PROBLEM REQUIREMENTS. Write the records out again exactly, leaving no images in.

Collection entries
* * *

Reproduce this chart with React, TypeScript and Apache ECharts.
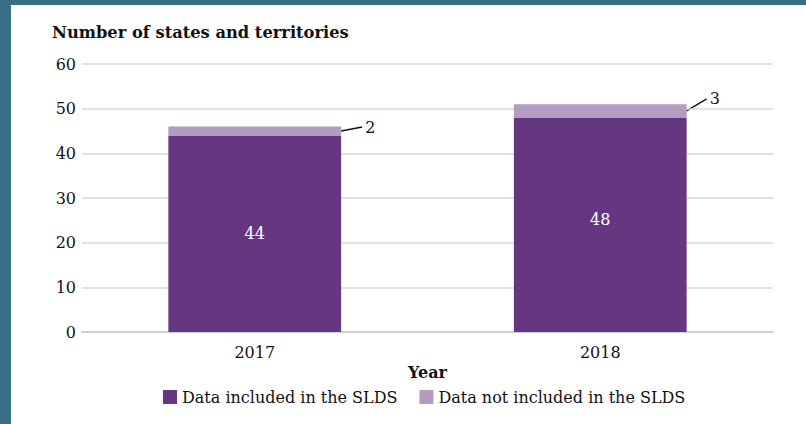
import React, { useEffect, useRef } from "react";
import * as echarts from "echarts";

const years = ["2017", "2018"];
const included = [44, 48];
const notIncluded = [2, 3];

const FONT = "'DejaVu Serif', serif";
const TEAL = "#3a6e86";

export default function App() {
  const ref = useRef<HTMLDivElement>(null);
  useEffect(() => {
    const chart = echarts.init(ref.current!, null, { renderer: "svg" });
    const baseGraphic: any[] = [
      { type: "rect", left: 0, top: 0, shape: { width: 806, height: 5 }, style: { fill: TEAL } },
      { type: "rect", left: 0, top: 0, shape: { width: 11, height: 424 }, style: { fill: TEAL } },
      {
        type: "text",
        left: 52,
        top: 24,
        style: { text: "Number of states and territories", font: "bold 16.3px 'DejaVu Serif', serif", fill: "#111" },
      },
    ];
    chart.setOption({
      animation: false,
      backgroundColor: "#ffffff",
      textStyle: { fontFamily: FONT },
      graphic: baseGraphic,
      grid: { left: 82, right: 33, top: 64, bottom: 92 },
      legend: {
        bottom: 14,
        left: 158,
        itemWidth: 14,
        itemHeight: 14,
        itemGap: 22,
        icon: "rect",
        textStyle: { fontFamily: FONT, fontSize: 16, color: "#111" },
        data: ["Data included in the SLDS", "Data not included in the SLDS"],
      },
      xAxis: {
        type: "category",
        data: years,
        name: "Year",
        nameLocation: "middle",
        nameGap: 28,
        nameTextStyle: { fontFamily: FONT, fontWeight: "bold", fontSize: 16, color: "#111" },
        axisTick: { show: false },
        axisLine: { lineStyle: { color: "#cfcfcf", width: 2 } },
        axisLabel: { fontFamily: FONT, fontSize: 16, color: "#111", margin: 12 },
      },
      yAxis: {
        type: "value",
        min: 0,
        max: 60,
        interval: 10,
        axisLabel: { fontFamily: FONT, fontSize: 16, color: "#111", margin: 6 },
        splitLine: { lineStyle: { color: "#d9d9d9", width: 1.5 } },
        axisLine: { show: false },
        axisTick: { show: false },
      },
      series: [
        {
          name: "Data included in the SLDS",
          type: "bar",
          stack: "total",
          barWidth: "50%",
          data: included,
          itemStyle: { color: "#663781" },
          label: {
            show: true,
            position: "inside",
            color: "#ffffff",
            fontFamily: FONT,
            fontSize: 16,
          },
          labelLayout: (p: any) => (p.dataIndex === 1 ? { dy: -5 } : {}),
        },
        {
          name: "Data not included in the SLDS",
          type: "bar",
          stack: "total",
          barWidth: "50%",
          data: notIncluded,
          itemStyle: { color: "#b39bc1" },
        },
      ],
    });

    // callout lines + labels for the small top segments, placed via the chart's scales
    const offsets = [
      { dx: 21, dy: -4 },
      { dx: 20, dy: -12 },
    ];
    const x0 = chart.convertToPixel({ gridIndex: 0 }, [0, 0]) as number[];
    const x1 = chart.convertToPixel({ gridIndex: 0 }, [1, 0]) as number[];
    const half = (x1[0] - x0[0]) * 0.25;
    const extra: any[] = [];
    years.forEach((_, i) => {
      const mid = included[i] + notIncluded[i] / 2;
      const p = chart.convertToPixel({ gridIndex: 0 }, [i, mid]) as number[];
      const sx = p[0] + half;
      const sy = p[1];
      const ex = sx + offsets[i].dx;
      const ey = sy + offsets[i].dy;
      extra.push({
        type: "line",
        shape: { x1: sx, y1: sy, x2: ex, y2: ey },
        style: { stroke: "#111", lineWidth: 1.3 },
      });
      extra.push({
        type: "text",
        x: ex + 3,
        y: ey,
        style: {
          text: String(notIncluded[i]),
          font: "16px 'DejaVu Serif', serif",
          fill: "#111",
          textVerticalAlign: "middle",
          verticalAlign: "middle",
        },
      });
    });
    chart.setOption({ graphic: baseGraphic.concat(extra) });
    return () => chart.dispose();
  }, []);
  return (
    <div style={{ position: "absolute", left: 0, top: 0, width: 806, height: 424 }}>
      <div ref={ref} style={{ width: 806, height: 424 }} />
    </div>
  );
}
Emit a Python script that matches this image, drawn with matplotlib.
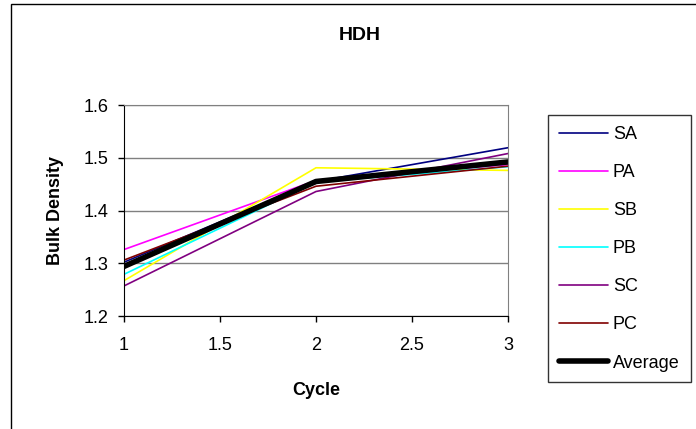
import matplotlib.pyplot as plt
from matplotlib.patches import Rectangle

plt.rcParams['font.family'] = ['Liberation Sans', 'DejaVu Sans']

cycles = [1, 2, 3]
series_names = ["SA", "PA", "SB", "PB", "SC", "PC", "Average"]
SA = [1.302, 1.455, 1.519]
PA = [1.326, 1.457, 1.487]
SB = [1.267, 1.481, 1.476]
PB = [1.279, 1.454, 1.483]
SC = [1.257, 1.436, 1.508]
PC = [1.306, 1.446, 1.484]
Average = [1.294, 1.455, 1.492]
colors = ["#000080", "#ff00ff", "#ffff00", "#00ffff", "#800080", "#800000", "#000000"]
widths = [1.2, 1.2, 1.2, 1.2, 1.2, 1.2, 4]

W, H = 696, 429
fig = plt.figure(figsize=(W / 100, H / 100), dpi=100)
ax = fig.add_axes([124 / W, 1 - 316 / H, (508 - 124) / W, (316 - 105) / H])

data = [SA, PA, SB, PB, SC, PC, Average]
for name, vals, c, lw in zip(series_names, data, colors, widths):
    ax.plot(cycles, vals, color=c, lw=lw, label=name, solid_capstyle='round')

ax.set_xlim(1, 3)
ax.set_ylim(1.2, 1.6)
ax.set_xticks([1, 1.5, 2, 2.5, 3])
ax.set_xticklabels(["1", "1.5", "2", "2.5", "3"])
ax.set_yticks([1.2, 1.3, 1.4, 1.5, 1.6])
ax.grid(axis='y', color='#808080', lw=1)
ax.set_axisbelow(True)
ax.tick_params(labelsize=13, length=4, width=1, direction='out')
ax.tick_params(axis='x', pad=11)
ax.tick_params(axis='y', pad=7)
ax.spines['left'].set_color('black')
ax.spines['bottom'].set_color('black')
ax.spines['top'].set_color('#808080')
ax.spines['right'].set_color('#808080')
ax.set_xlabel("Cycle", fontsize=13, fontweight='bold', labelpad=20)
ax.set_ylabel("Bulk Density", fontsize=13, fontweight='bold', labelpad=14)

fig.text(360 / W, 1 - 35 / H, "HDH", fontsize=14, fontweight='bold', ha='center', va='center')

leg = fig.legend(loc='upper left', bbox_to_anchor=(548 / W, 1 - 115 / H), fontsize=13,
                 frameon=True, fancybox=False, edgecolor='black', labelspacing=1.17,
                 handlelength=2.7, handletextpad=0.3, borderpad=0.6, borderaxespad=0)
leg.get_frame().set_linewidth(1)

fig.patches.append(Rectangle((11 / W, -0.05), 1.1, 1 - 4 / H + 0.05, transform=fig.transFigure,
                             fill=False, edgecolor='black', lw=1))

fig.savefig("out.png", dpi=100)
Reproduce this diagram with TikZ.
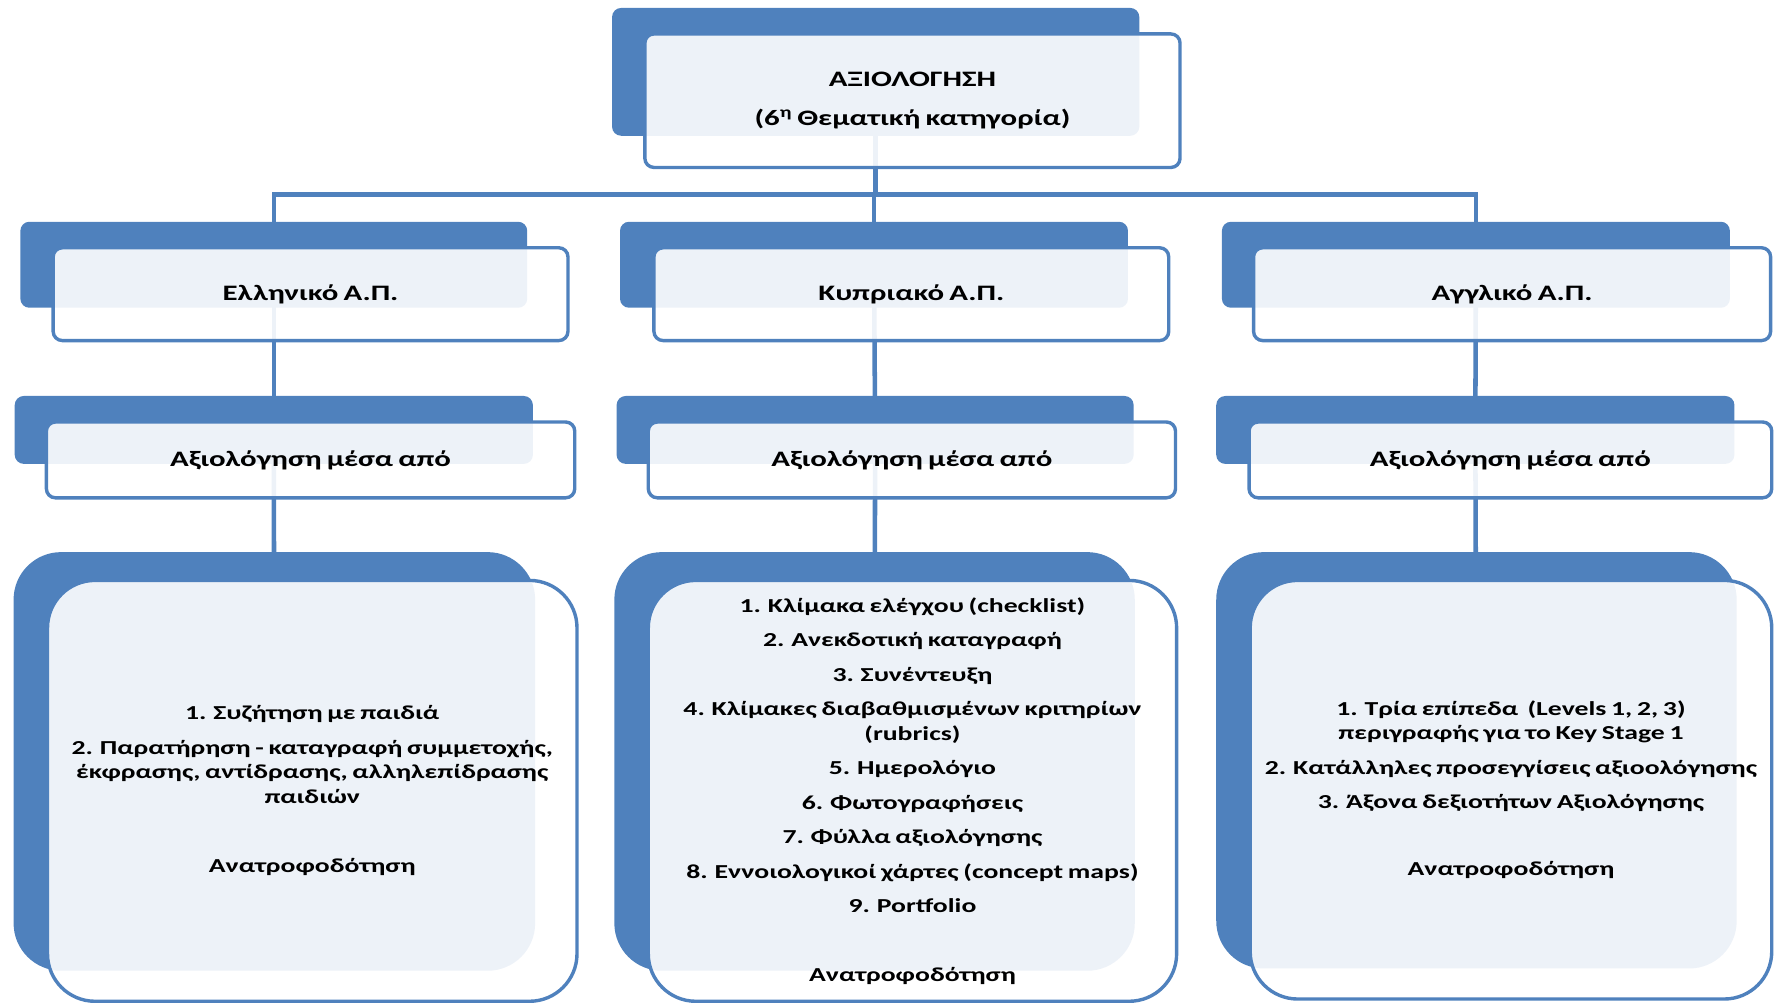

* * *

THE RESULT.
Reproduce this chart with React, TypeScript and Apache ECharts.
import React, { useEffect, useRef } from "react";
import * as echarts from "echarts";

const years = ["2017", "2018"];
const included = [44, 48];
const notIncluded = [2, 3];

const FONT = "'DejaVu Serif', serif";
const TEAL = "#3a6e86";

export default function App() {
  const ref = useRef<HTMLDivElement>(null);
  useEffect(() => {
    const chart = echarts.init(ref.current!, null, { renderer: "svg" });
    const baseGraphic: any[] = [
      { type: "rect", left: 0, top: 0, shape: { width: 806, height: 5 }, style: { fill: TEAL } },
      { type: "rect", left: 0, top: 0, shape: { width: 11, height: 424 }, style: { fill: TEAL } },
      {
        type: "text",
        left: 52,
        top: 24,
        style: { text: "Number of states and territories", font: "bold 16.3px 'DejaVu Serif', serif", fill: "#111" },
      },
    ];
    chart.setOption({
      animation: false,
      backgroundColor: "#ffffff",
      textStyle: { fontFamily: FONT },
      graphic: baseGraphic,
      grid: { left: 82, right: 33, top: 64, bottom: 92 },
      legend: {
        bottom: 14,
        left: 158,
        itemWidth: 14,
        itemHeight: 14,
        itemGap: 22,
        icon: "rect",
        textStyle: { fontFamily: FONT, fontSize: 16, color: "#111" },
        data: ["Data included in the SLDS", "Data not included in the SLDS"],
      },
      xAxis: {
        type: "category",
        data: years,
        name: "Year",
        nameLocation: "middle",
        nameGap: 28,
        nameTextStyle: { fontFamily: FONT, fontWeight: "bold", fontSize: 16, color: "#111" },
        axisTick: { show: false },
        axisLine: { lineStyle: { color: "#cfcfcf", width: 2 } },
        axisLabel: { fontFamily: FONT, fontSize: 16, color: "#111", margin: 12 },
      },
      yAxis: {
        type: "value",
        min: 0,
        max: 60,
        interval: 10,
        axisLabel: { fontFamily: FONT, fontSize: 16, color: "#111", margin: 6 },
        splitLine: { lineStyle: { color: "#d9d9d9", width: 1.5 } },
        axisLine: { show: false },
        axisTick: { show: false },
      },
      series: [
        {
          name: "Data included in the SLDS",
          type: "bar",
          stack: "total",
          barWidth: "50%",
          data: included,
          itemStyle: { color: "#663781" },
          label: {
            show: true,
            position: "inside",
            color: "#ffffff",
            fontFamily: FONT,
            fontSize: 16,
          },
          labelLayout: (p: any) => (p.dataIndex === 1 ? { dy: -5 } : {}),
        },
        {
          name: "Data not included in the SLDS",
          type: "bar",
          stack: "total",
          barWidth: "50%",
          data: notIncluded,
          itemStyle: { color: "#b39bc1" },
        },
      ],
    });

    // callout lines + labels for the small top segments, placed via the chart's scales
    const offsets = [
      { dx: 21, dy: -4 },
      { dx: 20, dy: -12 },
    ];
    const x0 = chart.convertToPixel({ gridIndex: 0 }, [0, 0]) as number[];
    const x1 = chart.convertToPixel({ gridIndex: 0 }, [1, 0]) as number[];
    const half = (x1[0] - x0[0]) * 0.25;
    const extra: any[] = [];
    years.forEach((_, i) => {
      const mid = included[i] + notIncluded[i] / 2;
      const p = chart.convertToPixel({ gridIndex: 0 }, [i, mid]) as number[];
      const sx = p[0] + half;
      const sy = p[1];
      const ex = sx + offsets[i].dx;
      const ey = sy + offsets[i].dy;
      extra.push({
        type: "line",
        shape: { x1: sx, y1: sy, x2: ex, y2: ey },
        style: { stroke: "#111", lineWidth: 1.3 },
      });
      extra.push({
        type: "text",
        x: ex + 3,
        y: ey,
        style: {
          text: String(notIncluded[i]),
          font: "16px 'DejaVu Serif', serif",
          fill: "#111",
          textVerticalAlign: "middle",
          verticalAlign: "middle",
        },
      });
    });
    chart.setOption({ graphic: baseGraphic.concat(extra) });
    return () => chart.dispose();
  }, []);
  return (
    <div style={{ position: "absolute", left: 0, top: 0, width: 806, height: 424 }}>
      <div ref={ref} style={{ width: 806, height: 424 }} />
    </div>
  );
}
Emit a Python script that matches this image, drawn with matplotlib.
import matplotlib.pyplot as plt
from matplotlib.patches import Rectangle

plt.rcParams['font.family'] = ['Liberation Sans', 'DejaVu Sans']

cycles = [1, 2, 3]
series_names = ["SA", "PA", "SB", "PB", "SC", "PC", "Average"]
SA = [1.302, 1.455, 1.519]
PA = [1.326, 1.457, 1.487]
SB = [1.267, 1.481, 1.476]
PB = [1.279, 1.454, 1.483]
SC = [1.257, 1.436, 1.508]
PC = [1.306, 1.446, 1.484]
Average = [1.294, 1.455, 1.492]
colors = ["#000080", "#ff00ff", "#ffff00", "#00ffff", "#800080", "#800000", "#000000"]
widths = [1.2, 1.2, 1.2, 1.2, 1.2, 1.2, 4]

W, H = 696, 429
fig = plt.figure(figsize=(W / 100, H / 100), dpi=100)
ax = fig.add_axes([124 / W, 1 - 316 / H, (508 - 124) / W, (316 - 105) / H])

data = [SA, PA, SB, PB, SC, PC, Average]
for name, vals, c, lw in zip(series_names, data, colors, widths):
    ax.plot(cycles, vals, color=c, lw=lw, label=name, solid_capstyle='round')

ax.set_xlim(1, 3)
ax.set_ylim(1.2, 1.6)
ax.set_xticks([1, 1.5, 2, 2.5, 3])
ax.set_xticklabels(["1", "1.5", "2", "2.5", "3"])
ax.set_yticks([1.2, 1.3, 1.4, 1.5, 1.6])
ax.grid(axis='y', color='#808080', lw=1)
ax.set_axisbelow(True)
ax.tick_params(labelsize=13, length=4, width=1, direction='out')
ax.tick_params(axis='x', pad=11)
ax.tick_params(axis='y', pad=7)
ax.spines['left'].set_color('black')
ax.spines['bottom'].set_color('black')
ax.spines['top'].set_color('#808080')
ax.spines['right'].set_color('#808080')
ax.set_xlabel("Cycle", fontsize=13, fontweight='bold', labelpad=20)
ax.set_ylabel("Bulk Density", fontsize=13, fontweight='bold', labelpad=14)

fig.text(360 / W, 1 - 35 / H, "HDH", fontsize=14, fontweight='bold', ha='center', va='center')

leg = fig.legend(loc='upper left', bbox_to_anchor=(548 / W, 1 - 115 / H), fontsize=13,
                 frameon=True, fancybox=False, edgecolor='black', labelspacing=1.17,
                 handlelength=2.7, handletextpad=0.3, borderpad=0.6, borderaxespad=0)
leg.get_frame().set_linewidth(1)

fig.patches.append(Rectangle((11 / W, -0.05), 1.1, 1 - 4 / H + 0.05, transform=fig.transFigure,
                             fill=False, edgecolor='black', lw=1))

fig.savefig("out.png", dpi=100)
Reproduce this diagram with TikZ.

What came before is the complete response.